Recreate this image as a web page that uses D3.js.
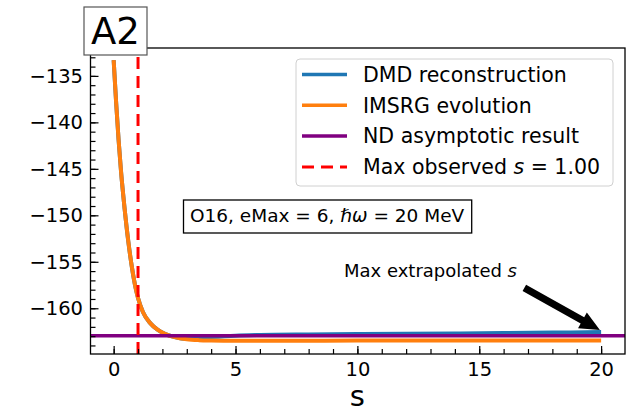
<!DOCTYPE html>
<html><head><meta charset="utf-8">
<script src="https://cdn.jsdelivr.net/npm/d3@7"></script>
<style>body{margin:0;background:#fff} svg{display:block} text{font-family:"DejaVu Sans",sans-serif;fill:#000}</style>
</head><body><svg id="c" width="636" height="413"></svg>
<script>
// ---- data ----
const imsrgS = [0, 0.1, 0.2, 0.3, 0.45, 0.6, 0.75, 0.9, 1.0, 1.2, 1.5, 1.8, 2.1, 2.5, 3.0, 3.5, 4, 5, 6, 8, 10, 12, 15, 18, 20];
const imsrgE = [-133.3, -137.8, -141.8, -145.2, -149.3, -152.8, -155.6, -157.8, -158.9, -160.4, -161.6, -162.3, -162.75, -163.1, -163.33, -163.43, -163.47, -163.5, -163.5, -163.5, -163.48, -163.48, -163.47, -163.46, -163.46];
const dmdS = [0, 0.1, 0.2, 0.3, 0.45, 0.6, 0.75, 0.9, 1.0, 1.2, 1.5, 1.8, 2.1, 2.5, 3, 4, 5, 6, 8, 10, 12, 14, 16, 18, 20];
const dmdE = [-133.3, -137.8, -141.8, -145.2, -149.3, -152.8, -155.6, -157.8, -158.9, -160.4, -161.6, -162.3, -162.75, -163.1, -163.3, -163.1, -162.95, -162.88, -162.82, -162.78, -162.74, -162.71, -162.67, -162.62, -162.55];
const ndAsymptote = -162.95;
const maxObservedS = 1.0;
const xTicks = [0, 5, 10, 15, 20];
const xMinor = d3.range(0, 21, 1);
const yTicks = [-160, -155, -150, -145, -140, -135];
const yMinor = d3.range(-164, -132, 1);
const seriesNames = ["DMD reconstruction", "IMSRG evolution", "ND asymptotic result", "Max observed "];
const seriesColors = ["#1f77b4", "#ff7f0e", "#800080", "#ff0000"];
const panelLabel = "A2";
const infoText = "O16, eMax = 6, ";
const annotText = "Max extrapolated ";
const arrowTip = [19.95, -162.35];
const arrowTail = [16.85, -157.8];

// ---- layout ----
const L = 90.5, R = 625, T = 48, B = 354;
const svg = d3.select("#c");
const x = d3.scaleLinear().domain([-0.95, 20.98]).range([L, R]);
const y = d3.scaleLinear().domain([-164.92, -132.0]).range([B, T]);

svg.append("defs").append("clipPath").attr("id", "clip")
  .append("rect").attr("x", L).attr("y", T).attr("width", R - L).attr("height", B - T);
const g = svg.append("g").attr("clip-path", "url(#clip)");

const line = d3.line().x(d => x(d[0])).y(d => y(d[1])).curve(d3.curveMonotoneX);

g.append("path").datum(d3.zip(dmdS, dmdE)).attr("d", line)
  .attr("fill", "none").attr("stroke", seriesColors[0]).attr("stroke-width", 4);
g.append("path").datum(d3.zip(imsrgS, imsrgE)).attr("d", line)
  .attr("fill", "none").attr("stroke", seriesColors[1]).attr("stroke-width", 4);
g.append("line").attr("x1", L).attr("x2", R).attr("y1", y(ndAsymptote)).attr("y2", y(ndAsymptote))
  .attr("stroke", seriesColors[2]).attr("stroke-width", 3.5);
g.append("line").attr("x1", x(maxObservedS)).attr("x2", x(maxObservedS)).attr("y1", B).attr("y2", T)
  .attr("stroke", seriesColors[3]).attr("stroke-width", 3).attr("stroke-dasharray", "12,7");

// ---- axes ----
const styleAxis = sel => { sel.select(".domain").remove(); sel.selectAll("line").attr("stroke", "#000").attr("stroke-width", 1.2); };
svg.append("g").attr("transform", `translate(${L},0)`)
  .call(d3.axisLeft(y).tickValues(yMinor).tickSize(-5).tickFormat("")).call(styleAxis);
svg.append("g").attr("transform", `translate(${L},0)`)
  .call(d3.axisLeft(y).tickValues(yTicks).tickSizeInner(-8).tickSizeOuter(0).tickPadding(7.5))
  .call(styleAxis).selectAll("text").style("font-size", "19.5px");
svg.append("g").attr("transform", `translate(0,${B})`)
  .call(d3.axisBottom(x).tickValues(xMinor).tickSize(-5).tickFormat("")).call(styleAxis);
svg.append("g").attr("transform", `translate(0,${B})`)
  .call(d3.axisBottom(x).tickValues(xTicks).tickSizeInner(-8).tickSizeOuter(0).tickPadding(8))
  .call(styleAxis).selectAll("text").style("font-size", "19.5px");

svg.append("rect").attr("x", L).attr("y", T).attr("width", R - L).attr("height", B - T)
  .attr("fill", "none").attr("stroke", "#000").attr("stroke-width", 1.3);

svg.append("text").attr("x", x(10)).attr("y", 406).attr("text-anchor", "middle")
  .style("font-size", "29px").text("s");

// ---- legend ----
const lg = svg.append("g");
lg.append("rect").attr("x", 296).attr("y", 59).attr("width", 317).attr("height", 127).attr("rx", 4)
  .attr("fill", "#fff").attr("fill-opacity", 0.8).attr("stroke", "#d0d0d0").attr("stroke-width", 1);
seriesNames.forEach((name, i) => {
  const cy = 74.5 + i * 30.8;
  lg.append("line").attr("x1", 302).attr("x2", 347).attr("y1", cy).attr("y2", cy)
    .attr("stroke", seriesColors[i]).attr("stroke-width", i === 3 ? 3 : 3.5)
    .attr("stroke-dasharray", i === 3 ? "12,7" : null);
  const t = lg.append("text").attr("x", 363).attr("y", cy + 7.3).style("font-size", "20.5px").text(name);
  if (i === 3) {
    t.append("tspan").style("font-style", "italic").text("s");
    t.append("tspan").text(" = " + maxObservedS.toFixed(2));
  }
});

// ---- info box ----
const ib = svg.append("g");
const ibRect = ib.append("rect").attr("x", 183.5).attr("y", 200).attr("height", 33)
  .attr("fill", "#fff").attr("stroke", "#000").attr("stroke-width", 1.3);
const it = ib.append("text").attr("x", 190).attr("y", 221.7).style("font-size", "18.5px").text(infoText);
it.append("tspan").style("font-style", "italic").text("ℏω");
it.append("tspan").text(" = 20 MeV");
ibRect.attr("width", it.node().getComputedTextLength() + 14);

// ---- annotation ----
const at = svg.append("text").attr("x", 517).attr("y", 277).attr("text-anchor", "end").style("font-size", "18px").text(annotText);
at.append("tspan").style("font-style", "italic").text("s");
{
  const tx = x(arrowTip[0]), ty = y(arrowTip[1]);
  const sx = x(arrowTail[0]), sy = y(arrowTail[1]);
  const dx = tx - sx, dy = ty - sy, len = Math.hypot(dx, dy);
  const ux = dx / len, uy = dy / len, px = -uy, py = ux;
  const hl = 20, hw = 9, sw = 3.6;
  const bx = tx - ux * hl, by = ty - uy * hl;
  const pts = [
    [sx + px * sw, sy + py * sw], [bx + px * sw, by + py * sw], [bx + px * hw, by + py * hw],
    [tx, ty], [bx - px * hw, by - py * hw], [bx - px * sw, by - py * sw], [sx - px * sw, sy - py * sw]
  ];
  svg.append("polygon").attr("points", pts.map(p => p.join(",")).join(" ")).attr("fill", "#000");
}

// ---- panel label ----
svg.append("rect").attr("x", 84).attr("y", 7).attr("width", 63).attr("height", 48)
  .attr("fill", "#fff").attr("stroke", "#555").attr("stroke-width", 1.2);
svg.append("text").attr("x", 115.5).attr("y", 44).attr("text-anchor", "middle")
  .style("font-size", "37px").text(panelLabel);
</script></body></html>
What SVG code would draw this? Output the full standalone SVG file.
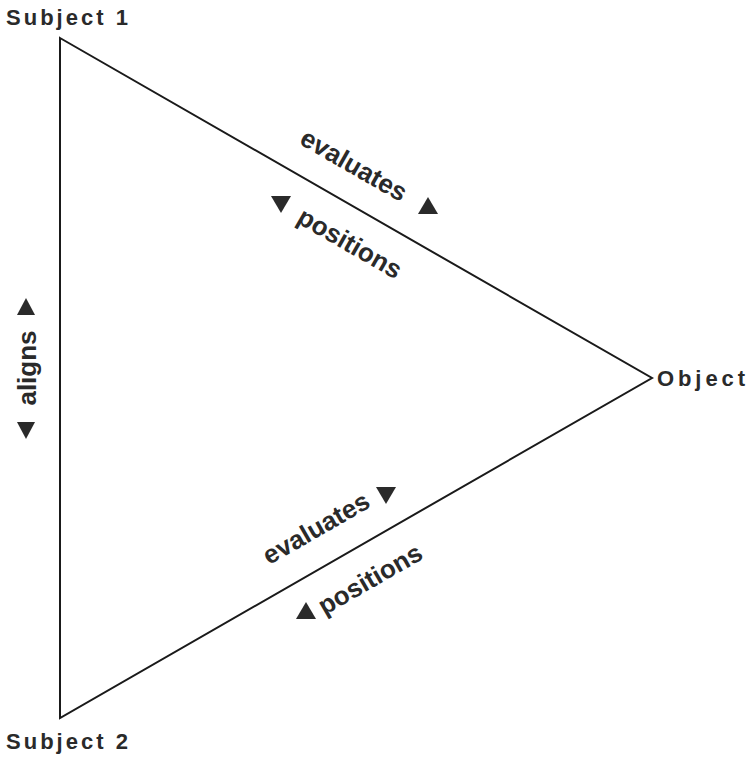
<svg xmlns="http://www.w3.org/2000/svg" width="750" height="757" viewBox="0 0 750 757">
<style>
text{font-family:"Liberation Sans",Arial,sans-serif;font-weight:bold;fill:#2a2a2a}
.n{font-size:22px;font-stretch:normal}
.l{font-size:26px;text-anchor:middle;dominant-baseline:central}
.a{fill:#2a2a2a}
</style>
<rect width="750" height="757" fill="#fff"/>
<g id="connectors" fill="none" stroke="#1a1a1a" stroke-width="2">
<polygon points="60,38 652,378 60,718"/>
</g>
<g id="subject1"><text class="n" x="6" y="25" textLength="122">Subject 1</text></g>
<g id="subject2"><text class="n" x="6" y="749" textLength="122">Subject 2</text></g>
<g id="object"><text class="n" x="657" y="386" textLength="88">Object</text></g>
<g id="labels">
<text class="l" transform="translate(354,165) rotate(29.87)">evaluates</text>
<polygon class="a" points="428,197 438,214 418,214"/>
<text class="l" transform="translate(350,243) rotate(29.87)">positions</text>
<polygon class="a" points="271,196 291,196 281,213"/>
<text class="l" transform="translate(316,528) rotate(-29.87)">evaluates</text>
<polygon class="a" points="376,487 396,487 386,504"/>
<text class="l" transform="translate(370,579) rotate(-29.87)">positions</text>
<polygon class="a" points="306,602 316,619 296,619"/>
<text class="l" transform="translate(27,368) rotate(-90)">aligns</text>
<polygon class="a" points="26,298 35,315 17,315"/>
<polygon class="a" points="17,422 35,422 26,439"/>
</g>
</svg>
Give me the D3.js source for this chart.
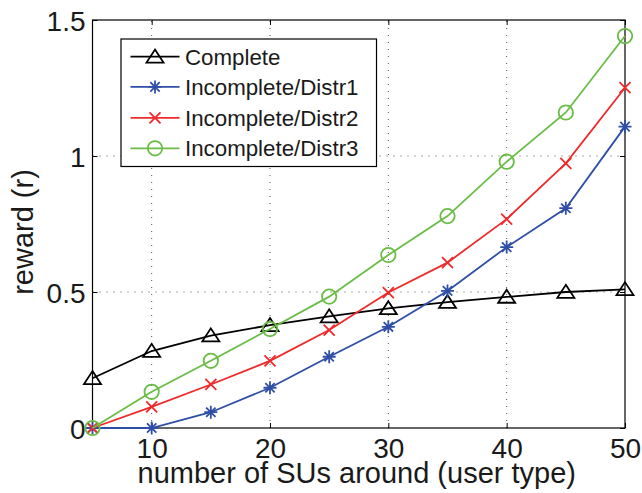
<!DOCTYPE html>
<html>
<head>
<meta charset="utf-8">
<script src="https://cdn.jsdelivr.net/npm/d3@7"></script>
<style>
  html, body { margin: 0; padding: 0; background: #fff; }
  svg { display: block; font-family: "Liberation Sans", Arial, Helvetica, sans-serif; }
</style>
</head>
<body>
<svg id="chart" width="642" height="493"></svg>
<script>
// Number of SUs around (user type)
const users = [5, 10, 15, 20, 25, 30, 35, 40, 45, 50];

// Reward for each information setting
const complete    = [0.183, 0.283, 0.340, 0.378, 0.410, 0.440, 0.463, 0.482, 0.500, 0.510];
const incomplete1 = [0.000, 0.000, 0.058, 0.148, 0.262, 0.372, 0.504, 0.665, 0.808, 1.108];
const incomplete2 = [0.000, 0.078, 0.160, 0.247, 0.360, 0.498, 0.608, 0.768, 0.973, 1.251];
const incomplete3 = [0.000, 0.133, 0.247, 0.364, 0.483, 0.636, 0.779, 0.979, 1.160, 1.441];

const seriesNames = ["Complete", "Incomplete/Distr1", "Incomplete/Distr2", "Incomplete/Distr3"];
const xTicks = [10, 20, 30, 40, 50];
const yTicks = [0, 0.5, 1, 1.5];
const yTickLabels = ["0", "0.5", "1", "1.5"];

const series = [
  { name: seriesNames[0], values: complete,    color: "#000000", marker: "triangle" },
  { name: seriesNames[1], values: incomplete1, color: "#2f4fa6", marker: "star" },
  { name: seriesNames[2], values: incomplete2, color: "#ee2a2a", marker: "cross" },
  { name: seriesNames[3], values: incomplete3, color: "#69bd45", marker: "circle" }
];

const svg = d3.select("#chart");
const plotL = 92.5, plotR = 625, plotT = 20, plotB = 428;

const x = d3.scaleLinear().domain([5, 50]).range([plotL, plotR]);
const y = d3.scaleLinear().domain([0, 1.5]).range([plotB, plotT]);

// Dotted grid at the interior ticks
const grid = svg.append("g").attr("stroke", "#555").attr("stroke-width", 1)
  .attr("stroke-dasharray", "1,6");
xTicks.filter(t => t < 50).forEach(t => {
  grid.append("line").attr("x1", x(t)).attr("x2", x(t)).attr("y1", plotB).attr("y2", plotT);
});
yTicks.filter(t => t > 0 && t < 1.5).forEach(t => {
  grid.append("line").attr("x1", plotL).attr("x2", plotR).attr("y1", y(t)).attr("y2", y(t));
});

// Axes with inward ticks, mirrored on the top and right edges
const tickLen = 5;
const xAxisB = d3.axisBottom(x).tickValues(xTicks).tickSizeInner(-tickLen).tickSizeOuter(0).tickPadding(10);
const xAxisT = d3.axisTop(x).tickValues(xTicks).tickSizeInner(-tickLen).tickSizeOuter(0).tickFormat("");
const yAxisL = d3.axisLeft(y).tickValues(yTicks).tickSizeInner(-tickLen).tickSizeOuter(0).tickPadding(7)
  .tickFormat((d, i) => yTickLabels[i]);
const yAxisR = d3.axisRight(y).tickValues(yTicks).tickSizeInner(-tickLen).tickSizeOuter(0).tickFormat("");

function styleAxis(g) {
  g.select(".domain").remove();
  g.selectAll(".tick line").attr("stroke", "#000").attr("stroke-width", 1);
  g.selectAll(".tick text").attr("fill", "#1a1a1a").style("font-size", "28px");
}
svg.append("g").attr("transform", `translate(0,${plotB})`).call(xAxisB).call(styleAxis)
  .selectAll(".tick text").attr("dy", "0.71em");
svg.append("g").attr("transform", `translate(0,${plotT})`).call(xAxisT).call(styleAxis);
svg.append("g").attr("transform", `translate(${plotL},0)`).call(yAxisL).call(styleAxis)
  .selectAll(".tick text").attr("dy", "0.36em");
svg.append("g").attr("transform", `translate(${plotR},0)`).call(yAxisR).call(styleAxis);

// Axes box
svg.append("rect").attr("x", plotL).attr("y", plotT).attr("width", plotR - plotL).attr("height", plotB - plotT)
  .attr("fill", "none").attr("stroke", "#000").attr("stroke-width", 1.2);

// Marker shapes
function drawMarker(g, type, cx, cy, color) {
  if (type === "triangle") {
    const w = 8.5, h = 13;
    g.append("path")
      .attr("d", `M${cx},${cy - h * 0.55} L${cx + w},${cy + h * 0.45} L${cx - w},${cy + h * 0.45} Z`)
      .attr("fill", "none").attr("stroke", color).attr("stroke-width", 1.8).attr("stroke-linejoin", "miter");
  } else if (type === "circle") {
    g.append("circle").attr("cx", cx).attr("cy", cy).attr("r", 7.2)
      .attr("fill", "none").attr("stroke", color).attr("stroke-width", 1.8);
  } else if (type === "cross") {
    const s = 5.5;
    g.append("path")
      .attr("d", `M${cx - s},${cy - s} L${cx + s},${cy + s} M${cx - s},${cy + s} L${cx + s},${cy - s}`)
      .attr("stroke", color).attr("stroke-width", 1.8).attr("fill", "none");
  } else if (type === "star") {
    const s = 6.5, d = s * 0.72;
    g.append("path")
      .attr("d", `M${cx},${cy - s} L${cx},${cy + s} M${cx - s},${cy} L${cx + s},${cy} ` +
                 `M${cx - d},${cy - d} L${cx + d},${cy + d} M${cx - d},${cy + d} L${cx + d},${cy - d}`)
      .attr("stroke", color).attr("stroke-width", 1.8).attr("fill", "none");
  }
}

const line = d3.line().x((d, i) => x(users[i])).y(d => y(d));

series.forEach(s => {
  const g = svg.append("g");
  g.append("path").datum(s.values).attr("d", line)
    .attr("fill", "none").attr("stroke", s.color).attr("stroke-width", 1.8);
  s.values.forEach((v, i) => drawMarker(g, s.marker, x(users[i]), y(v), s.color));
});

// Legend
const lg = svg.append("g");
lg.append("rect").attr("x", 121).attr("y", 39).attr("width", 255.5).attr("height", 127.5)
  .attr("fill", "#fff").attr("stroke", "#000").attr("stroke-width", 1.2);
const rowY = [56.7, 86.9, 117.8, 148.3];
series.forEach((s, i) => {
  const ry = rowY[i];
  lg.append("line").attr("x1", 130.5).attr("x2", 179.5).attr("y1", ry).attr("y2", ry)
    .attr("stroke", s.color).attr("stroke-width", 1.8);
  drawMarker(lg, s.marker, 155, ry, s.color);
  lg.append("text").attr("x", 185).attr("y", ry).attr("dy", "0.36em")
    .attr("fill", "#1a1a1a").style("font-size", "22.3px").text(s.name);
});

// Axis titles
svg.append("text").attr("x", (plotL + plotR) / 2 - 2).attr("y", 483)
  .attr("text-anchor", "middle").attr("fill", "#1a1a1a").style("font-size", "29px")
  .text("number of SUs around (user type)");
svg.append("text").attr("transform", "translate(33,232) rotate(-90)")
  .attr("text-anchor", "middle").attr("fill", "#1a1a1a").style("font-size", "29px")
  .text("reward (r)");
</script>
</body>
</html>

···

Between the line with "Give me the D3.js source for this chart." and the line with "40, 45, 50];", ends included, lies the span to copy exactly; copy nothing else and leave out the pictures.

Solution below:
Give me the D3.js source for this chart.
<!DOCTYPE html>
<html>
<head>
<meta charset="utf-8">
<script src="https://cdn.jsdelivr.net/npm/d3@7"></script>
<style>
  html, body { margin: 0; padding: 0; background: #fff; }
  svg { display: block; font-family: "Liberation Sans", Arial, Helvetica, sans-serif; }
</style>
</head>
<body>
<svg id="chart" width="642" height="493"></svg>
<script>
// Number of SUs around (user type)
const users = [5, 10, 15, 20, 25, 30, 35, 40, 45, 50];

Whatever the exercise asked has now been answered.